Mugabe blamed for short-changing women

Mugabe blamed for short-changing women

Source: Mugabe blamed for short-changing women – NewsDay Zimbabwe April 11, 2017

PRESIDENT Robert Mugabe has been accused of stifling the implementation of relevant constitutional amendments to economically and socially empower women.


Speaking during a Gender Forum hosted by the Women’s Institute for Leadership and Development, People’s Democratic Party secretary-general, Gorden Moyo said the Constitution was not being followed to the letter and spirit, hence, delays in the implementation of statutes contained in the charter adopted in 2013.

“We believe in working with others and the people of Bulawayo should not discriminate each other because of partyism, let us work together and fight this gender discrimination issue,” he said.

“Let’s work together to emancipate women and youths to participate in the next election. We believe that women have the right, the capacity, skill and competence to run this country (and) the city of Bulawayo, to become MPs, senators and (they have the) passion to do it.”

MDC leader, Welshman Ncube said equal rights between men and women only exist on paper, but were not being exercised.

“There should be participation representation systems and policies that will enable women to hold positions of power. There is need for a new government that will ensure this,” he said.

“The next election will use BVR (biometric voter registration) and youths must participate as there are new technologies.”

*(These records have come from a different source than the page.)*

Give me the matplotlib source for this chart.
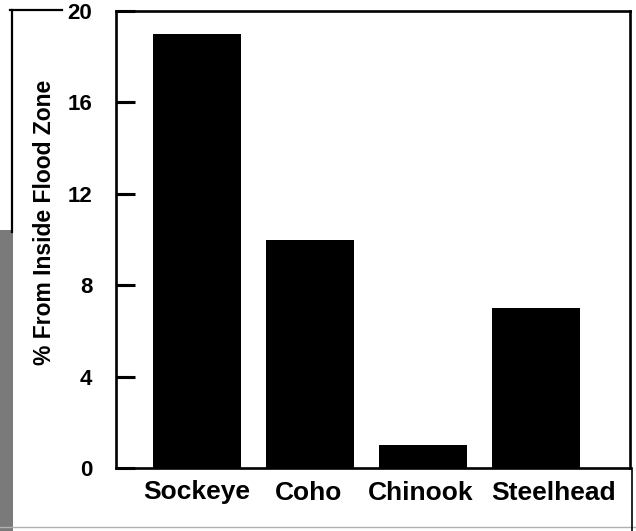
import matplotlib
matplotlib.use("Agg")
import matplotlib.pyplot as plt
from matplotlib.lines import Line2D
from matplotlib.patches import Rectangle
from matplotlib.transforms import ScaledTranslation

categories = ["Sockeye", "Coho", "Chinook", "Steelhead"]
values = [19, 10, 1, 7]
yticks = [0, 4, 8, 12, 16, 20]
ylabel = "% From Inside Flood Zone"

plt.rcParams['font.family'] = ['Liberation Sans', 'DejaVu Sans']
plt.rcParams['font.weight'] = 'bold'

W, H = 636, 531
fig = plt.figure(figsize=(W/100, H/100), dpi=100)
ax = fig.add_axes([116/W, 1-468/H, (630-116)/W, (468-11)/H])

x = list(range(len(categories)))
ax.bar(x, values, width=0.78, color='black', zorder=2)
ax.set_xlim(-0.717, 3.83)
ax.set_ylim(0, 20)
ax.set_yticks(yticks)
ax.set_yticklabels([str(t) for t in yticks], fontsize=16, fontweight='bold')
ax.set_xticks(x)
ax.set_xticklabels(categories, fontsize=19, fontweight='bold')
ax.tick_params(axis='x', length=0, pad=9)
ax.tick_params(axis='y', direction='in', length=14, width=2.2, pad=17)
for s in ax.spines.values():
    s.set_linewidth(1.9)
ax.set_ylabel(ylabel, fontsize=16.5, fontweight='bold')
ax.yaxis.set_label_coords(-(116-56)/(630-116), (468-222)/(468-11))

# inward tick marks on the left spine (drawn explicitly as well)
for t in yticks[1:-1]:
    ax.axhline(t, xmin=0, xmax=14/(630-116), color='black', lw=2.2,
               solid_capstyle='butt', zorder=4)

# small horizontal offsets of category labels as in the original layout
offsets_px = [0, -2, -2, 17]
for lab, dx in zip(ax.get_xticklabels(), offsets_px):
    lab.set_transform(lab.get_transform() + ScaledTranslation(dx/100, 0, fig.dpi_scale_trans))

# scan artifacts at the left/bottom edges
fig.add_artist(Line2D([10/W, 62/W], [1-10/H, 1-10/H], color='black', lw=1.6))
fig.add_artist(Line2D([12/W, 12/W], [1-10/H, 1-232/H], color='black', lw=1.6))
fig.add_artist(Rectangle((0, 0), 13/W, 1-230/H, color='#7a7a7a', lw=0))
fig.add_artist(Line2D([0, 1], [1-527/H, 1-527/H], color='#b0b0b0', lw=1))
fig.add_artist(Line2D([632/W, 632/W], [1-468/H, 0], color='black', lw=1.2))

fig.savefig("out.png", dpi=100)
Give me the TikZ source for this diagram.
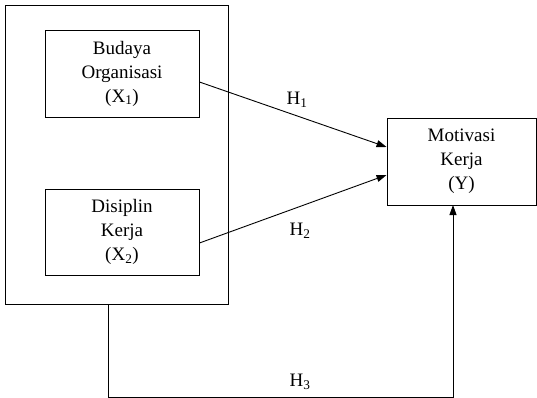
\documentclass[tikz,border=0pt]{standalone}
\usepackage{fontspec}
\setmainfont{Liberation Serif}
\usetikzlibrary{arrows.meta}
\begin{document}
\begin{tikzpicture}[x=1pt,y=-1pt,
  box/.style={draw, line width=0.9pt, align=center, inner sep=0pt,
    font=\fontsize{19}{24}\selectfont},
  lbl/.style={font=\fontsize{19}{24}\selectfont, inner sep=0pt},
  arr/.style={line width=0.9pt, -{Triangle[length=10pt,width=7pt]}},
  ln/.style={line width=0.9pt}]
\useasboundingbox (0,0) rectangle (537,398);
\node[box, minimum width=223, minimum height=299] (outer) at (116.5,154.5) {};
\node[box, minimum width=154, minimum height=87] (B) at (122,73.5) {Budaya\\Organisasi\\(X\textsubscript{1})};
\node[box, minimum width=154, minimum height=86] (D) at (122,232) {Disiplin\\Kerja\\(X\textsubscript{2})};
\node[box, minimum width=149, minimum height=87] (Y) at (461.5,161.5) {Motivasi\\Kerja\\(Y)};
\draw[arr] ([yshift=-8.5pt]B.east) -- ([yshift=14.5pt]Y.west);
\draw[arr] ([yshift=-11pt]D.east) -- ([yshift=-13.5pt]Y.west);
\coordinate (h3s) at (108,304);
\coordinate (h3e) at (453,205);
\draw[arr] (h3s) -- ++(0,93) -| (h3e);
\node[lbl] (h1) at (297,100) {H\textsubscript{1}};
\node[lbl] (h2) at (300,231) {H\textsubscript{2}};
\node[lbl] (h3) at (300,382) {H\textsubscript{3}};
\end{tikzpicture}
\end{document}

Zapu leader, Dumiso Dabengwa challenged women and youths to fight for their rights.

“The youth are looking up to elders, while we expect them to be at the forefront. Women must change and not wait for men to do things,” he said.

The government’s failure to align laws to the Constitution is often blamed for stalling the country’s development agenda.

For example, in spite of child marriages being ruled to be against the Constitution, Parliament is yet to pass a law that outlaws marriages of minors below the age of 18.